Our global culture’s penchant for disposable and short-life-span products is by no means news. Yet I can’t help but note that the actions taken by nations, companies and individuals seem merely decorative. The message is “yes the planet is in serious trouble, but no worries! Continue buying and consuming at the exact same rate, because here’s a recycling symbol or a ‘sustainably and ethically sourced’ label to abate your conscience”. The aim is to give us the illusion of addressing the issue, so that business (capitalism) can continue as usual. In the following blog, my hope is to shed some light on how we arrived here, wading in waste, before moving on to how we can make the deep, radical change our planet requires.
But first, let us reflect on just how insidious and pervasive this culture of disposability is. I invite you to contemplate how many times disposable items have been thrust upon you personally, just in the last week. The disposable chop sticks, plastic cutlery or plastic smoothie cups you were automatically given even though you were eating in, the straws in your cocktail you didn’t ask for, the tiny shampoos and conditioners waiting for you in your hotel- the list goes on.

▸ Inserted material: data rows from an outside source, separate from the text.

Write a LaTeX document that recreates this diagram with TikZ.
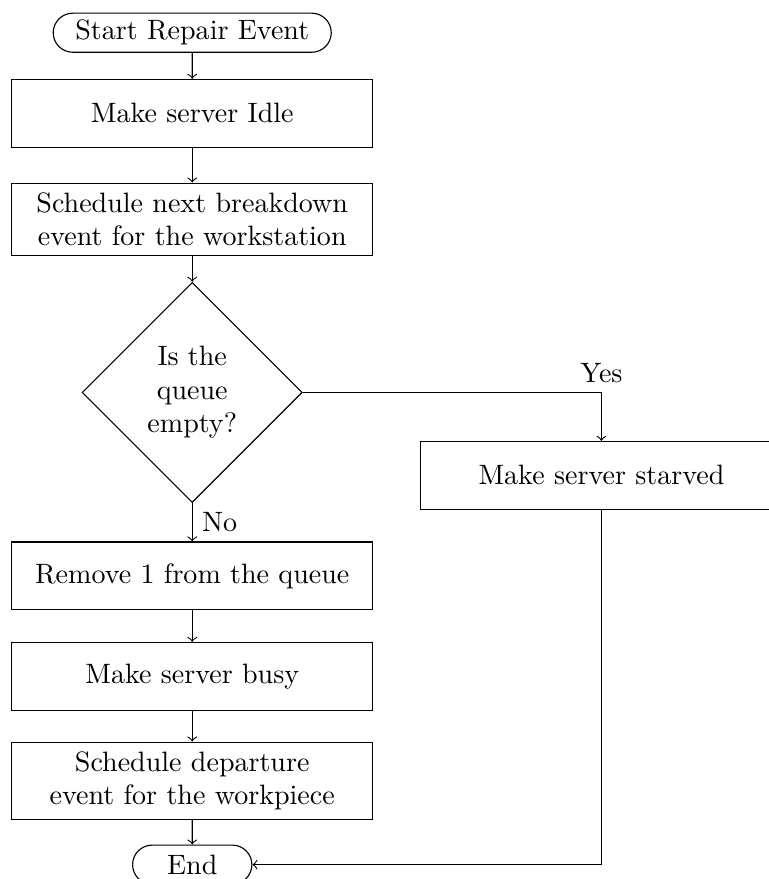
\documentclass[tikz,border=0pt]{standalone}
\usetikzlibrary{shapes}

\begin{document}
\begin{tikzpicture}[
    process/.style={draw, rectangle, minimum width=4.53cm, minimum height=0.85cm, align=center},
    terminal/.style={draw, rounded rectangle, minimum height=0.49cm, inner ysep=2pt},
    decision/.style={draw, diamond, aspect=1, minimum size=2.76cm, inner sep=0pt, align=center}]
    \useasboundingbox (0,0) rectangle (9.63,-11.02);
    % main column
    \node[terminal, minimum width=3.72cm] at (2.41,-0.41) (start) {Start Repair Event};
    \node[process] at (2.41,-1.42) (idle) {Make server Idle};
    \node[process] at (2.41,-2.75) (sched) {Schedule next breakdown\\event for the workstation};
    \node[decision] at (2.41,-4.92) (queue) {Is the\\queue\\empty?};
    \node[process] at (2.41,-7.22) (remove) {Remove 1 from the queue};
    \node[process] at (2.41,-8.48) (busy) {Make server busy};
    \node[process] at (2.41,-9.79) (depart) {Schedule departure\\event for the workpiece};
    \node[terminal, minimum width=1.73cm] at (2.41,-10.84) (end) {End};
    % side branch
    \node[process] at (7.54,-5.96) (starved) {Make server starved};

    \foreach \a/\b in {start/idle, idle/sched, sched/queue, remove/busy, busy/depart, depart/end}
        \draw[->] (\a) -- (\b);
    \draw[->] (queue) -- node[right] {No} (remove);
    \draw[->] (queue.east) -| node[above] {Yes} (starved);
    \draw[->] (starved) |- (end);
\end{tikzpicture}
\end{document}
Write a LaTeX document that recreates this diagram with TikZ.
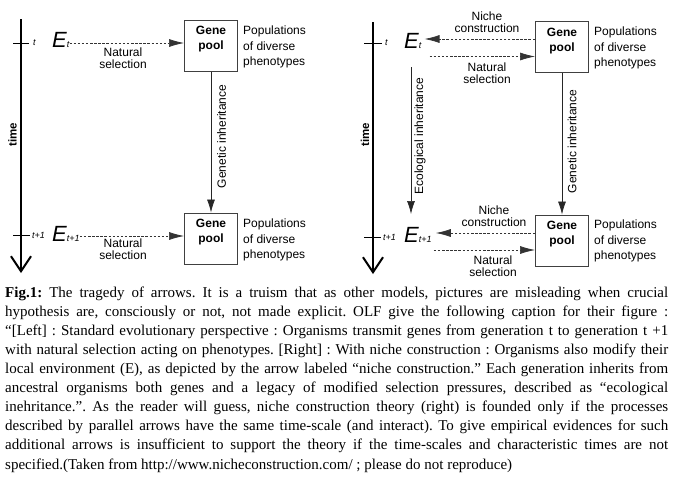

Disposability has become thoroughly normalised in our society, and only in the space of 50 years or so. Why? Disposable items are simply a better economic model as it means we have to continually purchase the same items over and over. There’s less money to be made from manufacturing and selling high quality, reusable and durable items that last. We have become a single-use society that prioritizes convenience and immediate gratification above all else, resulting in an incredible amount of land, air, and sea pollution.
How did we get here in such a relatively short length of time? The reasons are three prong:
- Necessity
In some instances, disposability is related to a very real human necessity. A good example of this is the high production and use of plastic bottles in nations and areas that don’t have access to drinkable running water. In order to overcome this issue and quell the stream of plastic going into the ocean, proper water sanitation needs to be provided to all people. Hygiene and contamination-avoidance in medical and scientific fields are further examples of how necessity can justify disposability.
- Convenience
The second and perhaps primary cause of our disposable culture is convenience. Our obsession with getting what we want or need as quickly and easily as possible is indicative of a much larger systemic issue- many of us are extremely time poor. Our lifestyles and jobs require us to move at such a fast pace that we genuinely have little time to make considered purchases. This fast pace also robs us of invaluable reflection time to actually stop and think about whether the way we’re living and spending is actually serving us and our planet. Disposable packaging also allows us access to a much wider variety of products, especially food items, year round. Instead of eating seasonally, we’re able to access nearly all foods at nearly all times of the year.
- Aesthetics
The other primary cause of our present predicament is aesthetics or visual appeal. Companies successfully sell us disposable products because they’re aesthetically pleasing. They can also use the aesthetics of a product to subtly manipulate the consumer to feel a certain way via eye catching packaging design and manipulative slogans.
Recycling is the solution many proffer to this issue of mass air, sea and land pollution resulting from our widespread adoption of disposable lifestyles, but the facts show recycling is a red herring. Designing recyclable packaging is a much less useful solution than designing products that don’t need to be replaced as often or at all, or designing circular or regenerative production and distribution models. This is because the more we think something being recyclable negates is disposability, the more disposable items we buy and the more raw materials are extracted. The below graph demonstrating the sharp increase in plastic use globally illustrates this point:
A scenario that assumes current demographic and per capita waste production trends will continue (blue line) projects waste to peak sometime after 2100, as does a scenario with even greater population growth (red line). Only a scenario with a smaller, wealthier world population and more environmentally-friendly consumption behaviors (grey line) enables peak garbage to occur this century. Image via Nature/Hoornweg et. al.
Our addiction to single use items is not incidental. As mentioned above, linear markets are a prerequisite for maximizing profit. Just as our disposable culture happened by design, a post disposable culture will only come about through deliberate and determined reform of our priorities, ways of thinking, systems and product design.
Here is a non-negotiable: the linear conversion of resources into waste is unsustainable on a finite planet. Luckily, we have been gifted the ultimate example of a closed loop, regenerative production model: nature. In an ecosystem, no species creates waste that other species cannot use. No other species creates growing amounts of substances that are toxic to the rest of life. Our linear/exponential growth economy distinctly violates nature’s law of return, the cycling of resources. Because we’ve gotten out of step with nature, we’ve created and become addicted to an unsustainable mode of living.
But we can break this addiction by taking responsibility on the individual level, as well as placing pressure on the systems and corporations that facilitate and exacerbate our present disposable culture. We as business owners, consumers and product designers are being invited to be flexible, forward thinkers and to understand the impacts of our decisions — not to deflect responsibility to other parts of the supply chain, or to claim that our actions are too small have an effect on the world.
A zero-waste economy is the economic realization of the interconnectedness of all beings. It embodies the truth that as I do unto the other, so I do unto myself. This literal and symbolic truth can serve as our guiding star in our mission to create a post-disposable world.